Through counselling and the guidance of my friends and family, I came to a realization. One Jonathan discusses in the podcast episode when he says “There are times when our experience proves our initial guesses, our initial leaps of faith, so wrong that it becomes crystal clear…that this thing is not what we thought it would be in the beginning. And, in fact, it’s never going to be what we thought it was going to be, no matter how much more time we put in.”

Staying committed to something, and continuing to put more resources into it, simply because of the sunk costs you’ve already invested is not reason enough. In fact, it’s probably among the worst decisions you could make in life. That may seem dramatic, but this particular passage from the episode provides a powerful message as to why:

“What you deny when you continue to invest yourself in something purely because of what you have invested to that moment, is the opportunity to create something profoundly better from that moment forward, because your cognitive, your emotional, your spiritual bandwidth remains perpetually locked up in this thing that will never give you what you hoped and thought it would.”

Sometimes you need to walk away, because you will never have the life that you want by continuing to walk down a path that runs in the opposite direction of where you want to go.

That’s easier said than done, however. For many people there’s a tremendous amount of shame involved; a sense of failure for not having seen something through.

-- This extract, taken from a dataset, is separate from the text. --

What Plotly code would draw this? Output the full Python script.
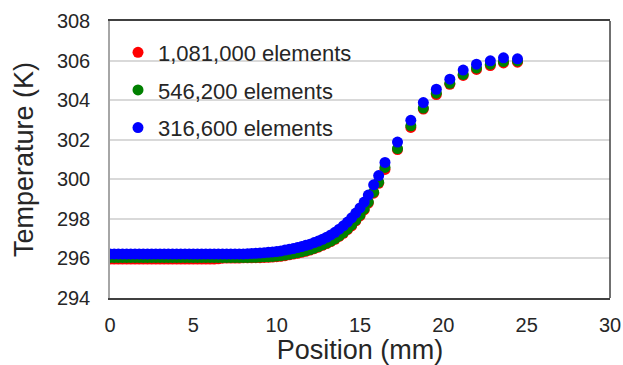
import plotly.graph_objects as go

# Position (mm)
x_pos = [0.0, 0.25, 0.5, 0.75, 1.0, 1.25, 1.5, 1.75, 2.0, 2.25, 2.5, 2.75, 3.0, 3.25, 3.5, 3.75,
         4.0, 4.25, 4.5, 4.75, 5.0, 5.25, 5.5, 5.75, 6.0, 6.25, 6.5, 6.75, 7.0, 7.25, 7.5, 7.75,
         8.0, 8.25, 8.5, 8.75, 9.0, 9.25, 9.5, 9.75, 10.0, 10.25, 10.5, 10.75, 11.0, 11.25, 11.5, 11.75,
         12.0, 12.25, 12.5, 12.75, 13.0, 13.25, 13.5, 13.75, 14.0, 14.25, 14.5, 14.75, 15.0,
         15.25, 15.5, 15.82, 16.12, 16.5,
         17.25, 18.05, 18.8, 19.58, 20.39, 21.19, 21.99, 22.82, 23.61, 24.45]

# Temperature (K), 1,081,000 elements
t_fine = [295.97, 295.97, 295.97, 295.97, 295.97, 295.97, 295.97, 295.97, 295.97, 295.97, 295.97, 295.97, 295.97, 295.97, 295.97, 295.97,
          295.97, 295.97, 295.97, 295.97, 295.97, 295.97, 295.97, 295.97, 295.97, 295.97, 295.98, 296.01, 296.02, 296.02, 296.02, 296.02,
          296.03, 296.03, 296.03, 296.04, 296.04, 296.05, 296.06, 296.07, 296.09, 296.11, 296.14, 296.18, 296.22, 296.26, 296.31, 296.36,
          296.42, 296.49, 296.57, 296.66, 296.75, 296.85, 296.97, 297.11, 297.27, 297.46, 297.65, 297.9, 298.15,
          298.45, 298.8, 299.3, 299.8, 300.5,
          301.5, 302.62, 303.55, 304.28, 304.8, 305.25, 305.55, 305.75, 305.88, 305.92]

# Temperature (K), 546,200 elements
t_mid = [296.05, 296.05, 296.05, 296.05, 296.05, 296.05, 296.05, 296.05, 296.05, 296.05, 296.05, 296.05, 296.05, 296.05, 296.05, 296.05,
         296.05, 296.05, 296.05, 296.05, 296.05, 296.05, 296.05, 296.05, 296.05, 296.05, 296.05, 296.05, 296.05, 296.05, 296.05, 296.05,
         296.05, 296.05, 296.06, 296.06, 296.07, 296.08, 296.09, 296.1, 296.12, 296.14, 296.17, 296.21, 296.25, 296.29, 296.34, 296.39,
         296.45, 296.52, 296.6, 296.69, 296.78, 296.88, 297.0, 297.14, 297.3, 297.49, 297.7, 297.94, 298.2,
         298.5, 298.85, 299.35, 299.85, 300.6,
         301.55, 302.7, 303.6, 304.35, 304.85, 305.3, 305.62, 305.82, 305.95, 305.98]

# Temperature (K), 316,600 elements
t_coarse = [296.23, 296.23, 296.23, 296.23, 296.23, 296.23, 296.23, 296.23, 296.23, 296.23, 296.23, 296.23, 296.23, 296.23, 296.23, 296.23,
            296.23, 296.23, 296.23, 296.23, 296.23, 296.23, 296.23, 296.23, 296.23, 296.23, 296.23, 296.23, 296.23, 296.23, 296.23, 296.23,
            296.23, 296.24, 296.25, 296.26, 296.27, 296.29, 296.31, 296.33, 296.35, 296.38, 296.42, 296.46, 296.5, 296.55, 296.6, 296.66,
            296.72, 296.8, 296.88, 296.97, 297.07, 297.19, 297.32, 297.48, 297.65, 297.84, 298.05, 298.29, 298.55,
            298.85, 299.2, 299.72, 300.19, 300.85,
            301.88, 302.98, 303.88, 304.55, 305.06, 305.52, 305.82, 305.99, 306.14, 306.09]

series_names = ["1,081,000 elements", "546,200 elements", "316,600 elements"]
series_values = [t_fine, t_mid, t_coarse]
series_colors = ["#ff0000", "#008000", "#0000ff"]

x_ticks = [0, 5, 10, 15, 20, 25, 30]
y_ticks = [294, 296, 298, 300, 302, 304, 306, 308]

FONT = "Liberation Sans, Arial, sans-serif"

fig = go.Figure()
for i, (name, vals, col) in enumerate(zip(series_names, series_values, series_colors)):
    fig.add_trace(go.Scatter(
        x=x_pos, y=vals, mode="markers", name=name, legendgroup=f"g{i}",
        marker=dict(color=col, size=11, line=dict(width=0)),
    ))

fig.update_layout(
    width=623, height=365, autosize=False,
    margin=dict(l=110, r=13, t=21, b=67),
    paper_bgcolor="white", plot_bgcolor="white",
    font=dict(family=FONT, color="#262626"),
    showlegend=True,
    legend=dict(x=0.016, y=0.962, xanchor="left", yanchor="top",
                bgcolor="rgba(0,0,0,0)", font=dict(size=22, family=FONT, color="#262626"),
                tracegroupgap=6, itemwidth=30),
    xaxis=dict(range=[0, 30], tickvals=x_ticks, showgrid=False, zeroline=False, automargin=False,
               showline=True, linecolor="#404040", linewidth=1.5, mirror=True,
               ticks="", tickfont=dict(size=20, family=FONT, color="#262626"),
               ticklabelstandoff=8,
               title=dict(text="Position (mm)", font=dict(size=27, family=FONT, color="#262626"), standoff=8)),
    yaxis=dict(range=[294, 308], tickvals=y_ticks, showgrid=True, gridcolor="#d9d9d9", gridwidth=1.5,
               zeroline=False, showline=True, linecolor="#a6a6a6", linewidth=1.5, automargin=False,
               ticks="", tickfont=dict(size=20, family=FONT, color="#262626"),
               ticklabelstandoff=14,
               title=dict(text="Temperature (K)", font=dict(size=27, family=FONT, color="#262626"), standoff=15)),
    shapes=[dict(type="line", xref="paper", yref="paper", x0=1, x1=1, y0=0, y1=1,
                 line=dict(color="#404040", width=1.5))],
)

fig.write_html("out.html",
               config={"displayModeBar": False},
               post_script="document.body.style.margin='0';document.body.style.overflow='hidden';")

Beyond sunk costs, this sense of failure has been the second biggest barrier for me over the years. I’ve always needed to be a shining star at everything I do, even if I don’t enjoy it. So abandoning jobs and entire career paths has been deeply humiliating for me.

But it shouldn’t be. I shouldn’t be ashamed or feel like I’ve failed simply because I decided they were no longer worth investing myself into.

“The failure,” Jonathan says, “would be committing to continue along that road knowing that it will never lead you where you want it to lead you.”And I couldn’t agree more.

So if you find yourself continuing to stick with a job or profession solely out of obligation, STOP! Cut your losses. Yes, you’ll lose what you invested in the form of time, money and energy. But what you gain is the reclamation of your life; the chance to start anew.